Des besoins massifs d’accueil et d’accompagnement. On vit plus longtemps, mais avec des soins plus longs et plus coûteux. C’est une bonne nouvelle – preuve de notre progrès collectif – mais cela impose d’adapter notre société : postes de travail repensés, formation continue, passage progressif à la retraite au lieu d’un arrêt brutal, soutien des aidants familiaux…
Et la baisse des naissances, qu’implique-t-elle ?
Moins de naissances, c’est moins d’actifs demain. Ce recul s’est accéléré depuis dix ans. Il peut refléter des progrès sociaux – émancipation féminine, parentalité choisie – mais aussi un malaise : emploi précaire, logement cher, inquiétudes climatiques. Ces difficultés à se projeter créent un cercle vicieux : une jeunesse inquiète fait moins d’enfants, ce qui accentue encore le vieillissement. Cela interroge sur notre capacité collective à redonner confiance dans l’avenir.
L’immigration peut-elle compenser ce manque d’actifs ?
Elle peut aider, mais elle ne suffira pas. Le vieillissement n’est pas homogène dans le monde : certaines zones connaissent une transition démographique rapide, d’autres beaucoup plus lente. Ce décalage crée des pressions migratoires naturelles : d’un côté, des pays qui manquent de main-d’œuvre ; de l’autre, des pays dont la jeunesse reste nombreuse. Ces flux pèseront forcément sur nos politiques dans les années qui viennent et sur notre façon de concevoir la solidarité internationale.
Comment les autres pays s’organisent-ils face à ce vieillissement ?
Les approches varient fortement. La Chine a mis fin à la politique de l’enfant unique, mais la natalité ne redécolle pas. Le Japon, lui, investit massivement dans la robotisation et des technologies très avancées pour assister les personnes âgées, jusqu’aux androïdes. Ces exemples montrent qu’il n’existe pas de solution unique et que chaque pays cherche sa propre voie.

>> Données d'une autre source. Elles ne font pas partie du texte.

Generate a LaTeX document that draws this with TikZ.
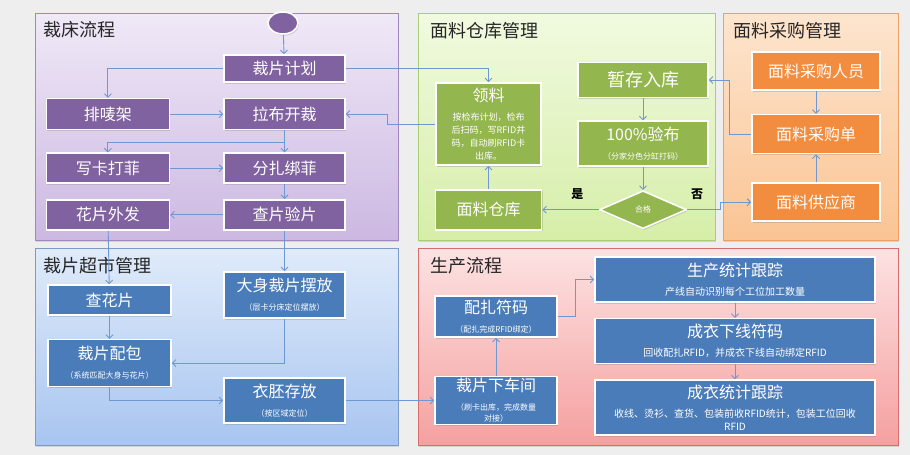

Ce choc démographique peut-il se combiner avec d’autres crises ?
Oui, le vieillissement s’ajoute aux tensions liées au climat, aux ressources et aux inégalités entre régions du monde. Une population mondiale qui atteindra bientôt 10 milliards d’habitants posera des questions de stabilité et de durabilité. La baisse de la fécondité globale est plutôt rassurante, mais il faut éviter que les ajustements se fassent par des crises violentes – famines, conflits, épidémies.
Quel sera l’enjeu pour la France ?
Trouver un équilibre. Il faudra protéger les aînés sans sacrifier la jeunesse. Investir dans la formation, la recherche, la transition écologique tout en assurant un accompagnement digne des personnes âgées. Et surtout, éviter que les choix budgétaires soient dictés par les générations les plus nombreuses : il faut garder une vision à 20 ou 30 ans. Le vieillissement n’est pas une fatalité : bien anticipé, il peut même devenir une chance.